Самое интересное, пожалуй, что вокруг этого предложения и предлагалось выстроить весь третий раунд переговоров в Женеве. То, что в этом случае он будет бесплодным, было совершенно ясно. Делегациям поручали «приятную миссию» — вместе с американцами похоронить в ходе этого раунда нашу «революционную» инициативу по сокращению стратегических средств по первому разряду. Это было неплохо задумано! Для разговора же на высшем уровне на фоне этих неизбежных «ударов судьбы» заготавливалась легкая и приятная программа: договориться об «усилении» режима нераспространения ядерного оружия, закрыть на год (почему на год?) испытания противоспутников, заключить какую-то временную договоренность о средствах средней дальности в Европе (разумеется, с оставлением там американских ракет). В общем, в результате этой схемы все исполнители — от Генерального секретаря до членов женевской делегации — оказались бы в дерьме и лишь авторы схемы — в белых фраках.
15 августа проходило совещание «пятерки» у Ахромеева. Наши военные дополнительно предложили весьма серьезные вещи. Они были готовы провести границу между разрешенными научно-исследовательскими работами и запрещенной стадией «создания» космических вооружений, вместе с США подтвердить договор по ПРО, внести проект договора о запрещении ударных космических вооружений, а также отдельным соглашением запретить противоспутниковые системы.
Далее Генштаб предлагал сократить СНВ до 6 тыс. боезарядов и 1240 носителей, если будут запрещены ударные космические вооружения и убраны из Европы новые американские ракеты, и до 10 тыс. боезарядов и 1800 носителей, если будут запрещены только космические вооружения. Я возразил Ахромееву, что по его варианту запрет космических вооружений фактически не влек бы за собой никаких сокращений наших СНВ и всем стало бы ясно, что разговор о космосе был с нашей стороны лишь способом тормозить переговоры. Маршал согласился с этим и предложил сокращение до 8 тыс. боезарядов.

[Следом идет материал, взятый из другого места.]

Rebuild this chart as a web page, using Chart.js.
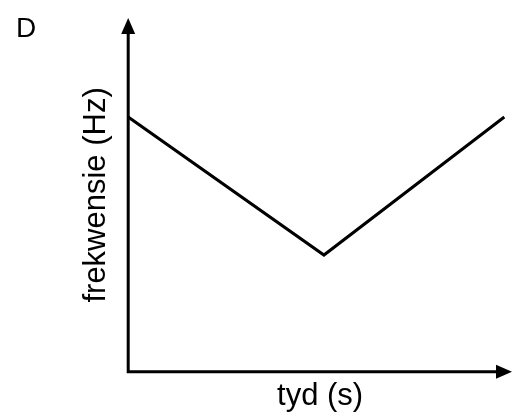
<!DOCTYPE html>
<html>
<head>
<meta charset="utf-8">
<script src="https://cdn.jsdelivr.net/npm/chart.js@4"></script>
<style>
  html, body { margin: 0; padding: 0; background: #fff; }
</style>
</head>
<body>
<canvas id="chart" width="513" height="412"></canvas>
<script>
// frequency vs time (arbitrary units, no ticks shown)
const times = [0, 5.1, 9.8];
const freqs = [7.2, 3.3, 7.2];
const panelLabel = 'D';
const xTitle = 'tyd (s)';
const yTitle = 'frekwensie (Hz)';

const FONT = 'Liberation Sans, Arial, sans-serif';

// axes with arrowheads + panel letter
const arrowAxes = {
    id: 'arrowAxes',
    afterDraw(chart) {
        const ctx = chart.ctx;
        const x = chart.scales.x, y = chart.scales.y;
        const x0 = x.getPixelForValue(0), y0 = y.getPixelForValue(0);
        const xEnd = x.getPixelForValue(10), yEnd = y.getPixelForValue(10);
        ctx.save();
        ctx.strokeStyle = '#000';
        ctx.fillStyle = '#000';
        ctx.lineWidth = 3;
        ctx.beginPath();
        ctx.moveTo(x0, yEnd + 12);
        ctx.lineTo(x0, y0);
        ctx.lineTo(xEnd - 12, y0);
        ctx.stroke();
        // up arrow
        ctx.beginPath();
        ctx.moveTo(x0, yEnd);
        ctx.lineTo(x0 - 7, yEnd + 16);
        ctx.lineTo(x0 + 7, yEnd + 16);
        ctx.closePath();
        ctx.fill();
        // right arrow
        ctx.beginPath();
        ctx.moveTo(xEnd, y0);
        ctx.lineTo(xEnd - 16, y0 - 7);
        ctx.lineTo(xEnd - 16, y0 + 7);
        ctx.closePath();
        ctx.fill();
        ctx.font = '28px ' + FONT;
        ctx.textBaseline = 'alphabetic';
        ctx.fillText(panelLabel, 16, 37);
        ctx.restore();
    }
};

new Chart(document.getElementById('chart'), {
    type: 'line',
    data: {
        datasets: [{
            data: times.map((t, i) => ({ x: t, y: freqs[i] })),
            borderColor: '#000',
            borderWidth: 3,
            pointRadius: 0,
            tension: 0,
            fill: false
        }]
    },
    options: {
        responsive: false,
        animation: false,
        devicePixelRatio: 1,
        layout: { padding: { left: 78, right: 1, top: 18, bottom: 0 } },
        plugins: {
            legend: { display: false },
            tooltip: { enabled: false }
        },
        scales: {
            x: {
                type: 'linear',
                min: 0,
                max: 10,
                grid: { display: false },
                border: { display: false },
                ticks: { display: false },
                title: {
                    display: true,
                    text: xTitle,
                    color: '#000',
                    font: { size: 31, family: FONT },
                    padding: { top: -2, bottom: -3 }
                }
            },
            y: {
                min: 0,
                max: 10,
                grid: { display: false },
                border: { display: false },
                ticks: { display: false },
                title: {
                    display: true,
                    text: yTitle,
                    color: '#000',
                    font: { size: 31, family: FONT },
                    padding: { top: 0, bottom: 5 }
                }
            }
        }
    },
    plugins: [arrowAxes]
});
</script>
</body>
</html>
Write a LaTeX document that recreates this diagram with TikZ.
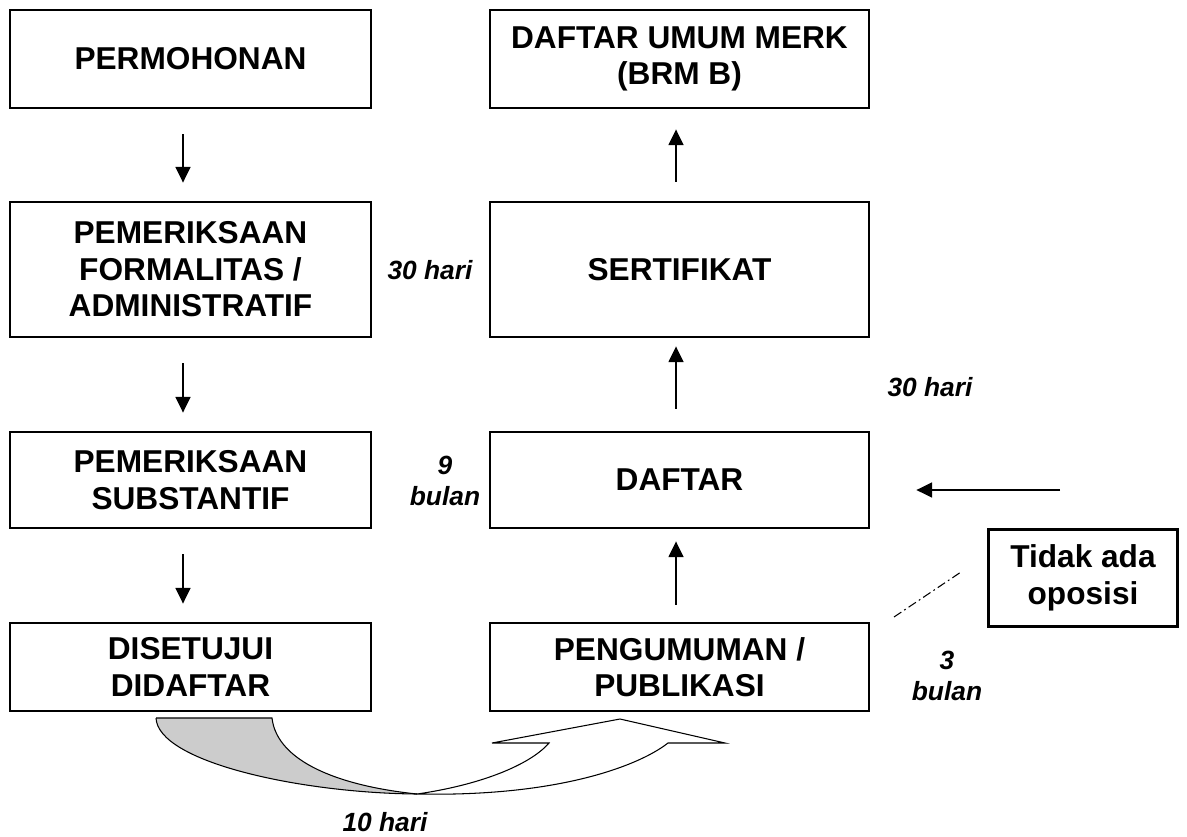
\documentclass[tikz,border=0pt]{standalone}
\usepackage{fontspec}
\setmainfont{Liberation Sans}
\usetikzlibrary{arrows.meta}

\begin{document}
\begin{tikzpicture}
      [%%%%%%%%%%%%%%%%%%%%%%%%%%%%%%
      x=0.02cm, y=-0.02cm,
      box/.style={rectangle,draw=black,line width=1.6pt,align=center,inner sep=0pt,
        font=\fontsize{18}{20.8}\selectfont\bfseries},
      lbl/.style={align=center,inner sep=0pt,
        font=\fontsize{15}{17.5}\selectfont\bfseries\itshape},
      arr/.style={line width=1.1pt,-{Triangle[width=8.5pt,length=9pt]}},
      dashdot/.style={line width=0.6pt,dash pattern=on 5pt off 2pt on 1pt off 2pt},
      band/.style={draw=black,line width=0.6pt},
      ]%%%%%%%%%%%%%%%%%%%%%%%%%%%%%%

      \useasboundingbox (0,0) rectangle (1187,836);

      % left column
      \node[box,minimum width=7.22cm,minimum height=1.96cm] (perm)   at (190.5,59)  {PERMOHONAN};
      \node[box,minimum width=7.22cm,minimum height=2.70cm] (forma)  at (190.5,269.5) {PEMERIKSAAN\\FORMALITAS /\\ADMINISTRATIF};
      \node[box,minimum width=7.22cm,minimum height=1.92cm] (subst)  at (190.5,480) {PEMERIKSAAN\\SUBSTANTIF};
      \node[box,minimum width=7.22cm,minimum height=1.76cm] (setuju) at (190.5,667) {DISETUJUI\\DIDAFTAR};

      % right column
      \node[box,minimum width=7.58cm,minimum height=1.96cm] (umum)    at (679.5,59)  {DAFTAR UMUM MERK\\(BRM B)};
      \node[box,minimum width=7.58cm,minimum height=2.70cm] (serti)   at (679.5,269.5) {SERTIFIKAT};
      \node[box,minimum width=7.58cm,minimum height=1.92cm] (daftar)  at (679.5,480) {DAFTAR};
      \node[box,minimum width=7.58cm,minimum height=1.76cm] (umumkan) at (679.5,667) {PENGUMUMAN /\\PUBLIKASI};

      \node[box,minimum width=3.78cm,minimum height=1.94cm] (tidak) at (1083,578) {Tidak ada\\oposisi};

      % durations
      \node[lbl] (hari30a) at (430,270) {30 hari};
      \node[lbl] (bulan9)  at (445,481) {9\\bulan};
      \node[lbl] (hari30b) at (930,387) {30 hari};
      \node[lbl] (bulan3)  at (947,676) {3\\bulan};
      \node[lbl] (hari10)  at (385,822) {10 hari};

      % down arrows
      \foreach \a/\b in {perm/forma,forma/subst,subst/setuju}{
        \draw[arr,shorten <=0.5cm,shorten >=0.36cm]
          ([xshift=-0.15cm]\a.south) -- ([xshift=-0.15cm]\b.north);
      }

      % up arrows
      \draw[arr,shorten <=0.38cm,shorten >=0.40cm] ([xshift=-0.07cm]serti.north) -- ([xshift=-0.07cm]umum.south);
      \draw[arr,shorten <=0.44cm,shorten >=0.16cm] ([xshift=-0.07cm]daftar.north) -- ([xshift=-0.07cm]serti.south);
      \draw[arr,shorten <=0.34cm,shorten >=0.24cm] ([xshift=-0.07cm]umumkan.north) -- ([xshift=-0.07cm]daftar.south);

      \coordinate (oposend) at (1060,490);
      \draw[arr,shorten >=0.92cm] (oposend) -- (oposend -| daftar.east);

      \coordinate (oposa) at (894,617);
      \coordinate (oposb) at (961,572);
      \draw[dashdot] (oposa) -- (oposb);

      % curved arrow (10 hari)
      \fill[gray!40] (156,718) -- (272,718)
        .. controls (277,762) and (340,786) .. (417,794)
        .. controls (300,793) and (158,762) .. (156,718) -- cycle;
      \draw[band] (156,718) -- (272,718)
        .. controls (277,762) and (340,786) .. (417,794);
      \draw[band,fill=white] (417,794)
        .. controls (560,797) and (640,765) .. (668,743)
        -- (725,743) -- (620,719) -- (492,743) -- (549,743)
        .. controls (530,765) and (480,785) .. (417,794);
      \draw[band] (156,718) .. controls (158,762) and (300,793) .. (417,794);
    \end{tikzpicture}
\end{document}
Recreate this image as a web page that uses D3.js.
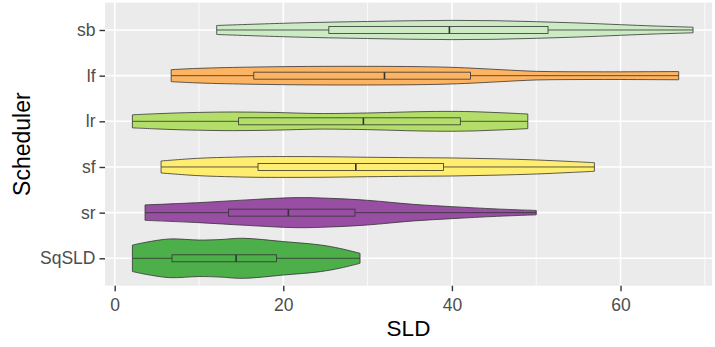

После этого произошли странные вещи. Явно по указанию Г. М. Корниенко наш заместитель министра В. Г. Комплектов предложил отложить все эти инициативы как несвоевременные и ограничиться на третьем раунде переговоров лишь объяснениями инициатив М. С. Горбачева. Конкретные цифры сокращений надо было приберечь для встречи с Рейганом (если они понадобятся). Никакой границы между разрешенными научно-исследовательскими работами по космосу и созданием вооружений проводить не следовало.
Я выступил против этого. Против был представитель ВПК и, разумеется, сам Ахромеев. Совещание закончилось почти скандалом. Военные разобиделись. Представитель КГБ в этих условиях предложил отправить делегацию на переговоры вообще без всяких директив.
20 августа меня вызвал Э. А. Шеварднадзе. Он строго спросил, где директивы. Я ответил, что их нет. Почему? Потому что разработки военных не приняты МИД СССР. Нас призывают пропагандировать интервью Горбачева, но под ним нет никаких проработанных цифр. Более того, те исполнители, которые должны их просчитать, не знают даже текста интервью. Целый ряд пунктов интервью носит чисто пропагандистский характер.
Министр удивился. Чего, мол, считать, ведь будет сказано, что сократить надо вооружения на 50 процентов. Пришлось пояснить, что для переговоров надо точно определить приемлемую для нас структуру подобных сокращений. Это требует тщательной проработки. Если просто сократить наши СНВ вместе с американскими СНВ и средствами передового базирования в два раза, то для США это будет 18 000:2, то есть 9000 боезарядов, а для нас 9000:2, то есть 4500 боезарядов. Неясно, что это будут за боезаряды. Не собираемся ли мы менять наши ракеты на американские ядерные бомбы и снаряды?
Подробно объяснил я и ситуацию с вопросом о запрещении научно-исследовательских работ по космосу. Это требование нам надо было давно снимать. Американцы ушли дальше стадии научных исследований, так что требование запретить их мы в основном могли теперь адресовать самим себе. Если мы хотели всерьез говорить о деле, нам давно следовало прекратить подставляться под аргумент, что русские пытаются запретить науку, а американские «галилеи» борются за счастье человека и научный прогресс. Наконец, пока мы болтали о запрете на научные «исследования», мы не могли вести переговоры о том, что реально можно и следует запретить для предотвращения гонки вооружений в космосе. Кстати, вопрос этот был весьма непростым и для нас самих. Каждый раз, когда военные брались обсуждать его, они приходили к интересному выводу, что ничего запрещать не надо, так как все это может вскоре потребоваться нам самим.
В общем, я поддержал предложения военных, вносившиеся 15 августа. Такие предложения Генштаб пишет не часто, и отталкивать его было неправильно.